In fact, 16 of the 20 new offerings in Xerox's latest product launch are A4 devices, according to Mike Feldman, Xerox's North America president.


Acordis has experienced back-to-back price increases from Xerox, Khan said, and is experiencing margins that are more narrow today than they were three to five years ago. Khan said he expects Xerox's "take it or leave it" attitude around pricing to change if the vendor is committed to gaining market share.

Xerox had historically treated every one of 3i's accounts on a "one-off" basis, Elliott said, meaning the vendor would look at each individual customer and decide whether or not to offer a discount on a case-by-case basis. That had required 3i to build out a five-year business plan to each major account, which Elliott said is a five-to-15-hour proposition.

Conversely, Elliott said Xerox competitors such as Cannon and Ricoh set their pricing for major accounts upfront based on annual volume, meaning 3i can determine the price of a product in less than two minutes.
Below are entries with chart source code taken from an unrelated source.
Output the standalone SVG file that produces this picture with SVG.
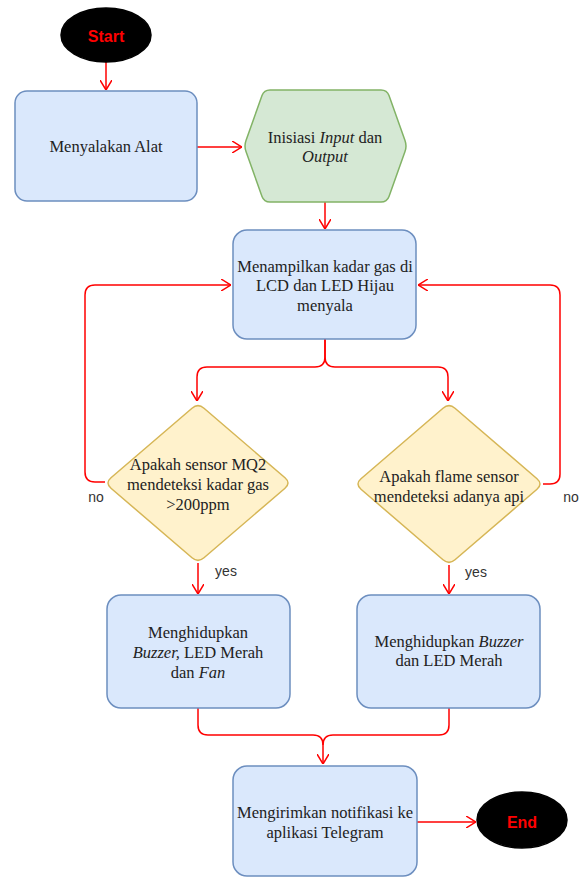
<svg xmlns="http://www.w3.org/2000/svg" width="585" height="878" viewBox="0 0 585 878">
<defs>
<marker id="arr" viewBox="0 0 10 12" refX="10" refY="6" markerWidth="10" markerHeight="12" markerUnits="userSpaceOnUse" orient="auto">
<path d="M0,0 L10,6 L0,12" fill="none" stroke="#ff0000" stroke-width="1.5"/>
</marker>
<style>
.proc{fill:#dae8fc;stroke:#6c8ebf;stroke-width:1.5}
.dec{fill:#fff2cc;stroke:#d6b656;stroke-width:1.5}
.hex{fill:#d5e8d4;stroke:#82b366;stroke-width:1.5}
.term{fill:#000000;stroke:#000000;stroke-width:1.5}
.t{font-family:"Liberation Serif","Times New Roman",serif;font-size:16.5px;fill:#222222;text-anchor:middle}
.tt{font-family:"Liberation Sans",Arial,sans-serif;font-size:16px;font-weight:bold;fill:#ff0000;text-anchor:middle}
.lbl{font-family:"Liberation Sans",Arial,sans-serif;font-size:14px;fill:#333333;text-anchor:middle}
.c{fill:none;stroke:#ff0000;stroke-width:1.5;marker-end:url(#arr)}
.cn{fill:none;stroke:#ff0000;stroke-width:1.5}
</style>
</defs>
<g id="connectors">
<path class="c" d="M106,62 L106,90"/>
<path class="c" d="M197,147 L242,147"/>
<path class="c" d="M325,202 L325,229"/>
<path class="c" d="M325,339 L325,357 Q325,367 315,367 L207,367 Q197,367 197,377 L197,401"/>
<path class="c" d="M325,339 L325,357 Q325,367 335,367 L438,367 Q448,367 448,377 L448,401"/>
<path class="c" d="M105,482 L95,482 Q85,482 85,472 L85,295 Q85,285 95,285 L231,285"/>
<path class="c" d="M543,484 L550,484 Q560,484 560,474 L560,295 Q560,285 550,285 L418,285"/>
<path class="c" d="M198,563 L198,594"/>
<path class="c" d="M449,565 L449,594"/>
<path class="c" d="M198,708 L198,725 Q198,735 208,735 L313,735 Q323,735 323,745 L323,764"/>
<path class="cn" d="M449,708 L449,725 Q449,735 439,735 L333,735 Q323,735 323,745"/>
<path class="c" d="M417,822 L476,822"/>
<text class="lbl" x="96" y="502">no</text>
<text class="lbl" x="571" y="502">no</text>
<text class="lbl" x="226" y="576">yes</text>
<text class="lbl" x="476" y="577">yes</text>
</g>
<g id="start">
<ellipse class="term" cx="106" cy="35" rx="45" ry="27"/>
<text class="tt" x="106" y="42">Start</text>
</g>
<g id="menyalakan">
<rect class="proc" x="15" y="91" width="182" height="110" rx="12"/>
<text class="t" x="106" y="152">Menyalakan Alat</text>
</g>
<g id="inisiasi">
<path class="hex" d="M270,90 L381,90 Q387,90 389,95.6 L405,140.4 Q407,146 405,151.6 L389,196.4 Q387,202 381,202 L270,202 Q264,202 262,196.4 L246,151.6 Q244,146 246,140.4 L262,95.6 Q264,90 270,90 Z"/>
<text class="t" x="325" y="143">Inisiasi <tspan font-style="italic">Input</tspan> dan</text>
<text class="t" x="325" y="162" font-style="italic">Output</text>
</g>
<g id="menampilkan">
<rect class="proc" x="233" y="230" width="183" height="109" rx="14"/>
<text class="t" x="325" y="272">Menampilkan kadar gas di</text>
<text class="t" x="325" y="291">LCD dan LED Hijau</text>
<text class="t" x="325" y="311">menyala</text>
</g>
<g id="cek-mq2">
<path class="dec" d="M192,408.2 Q198,403 204,408.2 L285,477.8 Q291,483 285,488.2 L204,557.8 Q198,563 192,557.8 L111,488.2 Q105,483 111,477.8 Z"/>
<text class="t" x="198" y="470">Apakah sensor MQ2</text>
<text class="t" x="198" y="490">mendeteksi kadar gas</text>
<text class="t" x="198" y="510">&gt;200ppm</text>
</g>
<g id="cek-flame">
<path class="dec" d="M443,408.2 Q449,403 455,408.2 L537,478.8 Q543,484 537,489.2 L455,559.8 Q449,565 443,559.8 L361,489.2 Q355,484 361,478.8 Z"/>
<text class="t" x="449" y="482">Apakah flame sensor</text>
<text class="t" x="449" y="502">mendeteksi adanya api</text>
</g>
<g id="aksi-gas">
<rect class="proc" x="107" y="595" width="183" height="113" rx="14"/>
<text class="t" x="198" y="638">Menghidupkan</text>
<text class="t" x="198" y="658"><tspan font-style="italic">Buzzer,</tspan> LED Merah</text>
<text class="t" x="198" y="678">dan <tspan font-style="italic">Fan</tspan></text>
</g>
<g id="aksi-api">
<rect class="proc" x="357" y="595" width="183" height="113" rx="14"/>
<text class="t" x="449" y="647">Menghidupkan <tspan font-style="italic">Buzzer</tspan></text>
<text class="t" x="449" y="666">dan LED Merah</text>
</g>
<g id="kirim">
<rect class="proc" x="233" y="766" width="184" height="110" rx="14"/>
<text class="t" x="325" y="818">Mengirimkan notifikasi ke</text>
<text class="t" x="325" y="838">aplikasi Telegram</text>
</g>
<g id="end">
<ellipse class="term" cx="522" cy="820" rx="45" ry="28"/>
<text class="tt" x="522" y="828">End</text>
</g>
</svg>
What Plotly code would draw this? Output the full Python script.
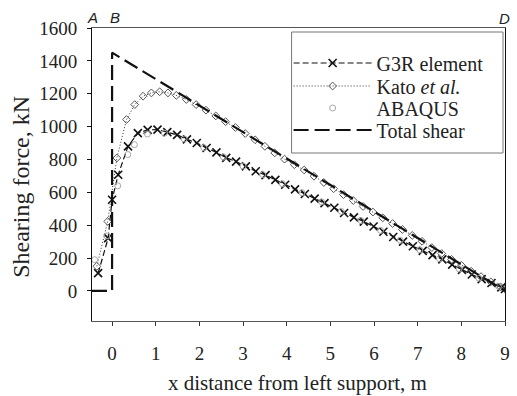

Xerox has recently moved in the direction of Cannon and Ricoh, Elliott said.

Khan would like to see a more formal training program focused around the best practices in geographies which have strong dealers with successful operations, addressing market retention strategies and common areas of struggle.

Specifically, Khan said more hands-on training around emerging market segments and product categories would make it easier for dealers to win net new business.

Xerox has lost some of its focus on ease of doing business over the years, so Tafoya said he's pleased that Jacobson is recommitting the vendor to focusing on customer experience.

"I am hopeful that it [the split] will just make them a stronger, more profitable company, which will help them invest in the things my company needs to create a better customer experience," Tafoya said. "A great customer experience is everything to me. It is how I have grown."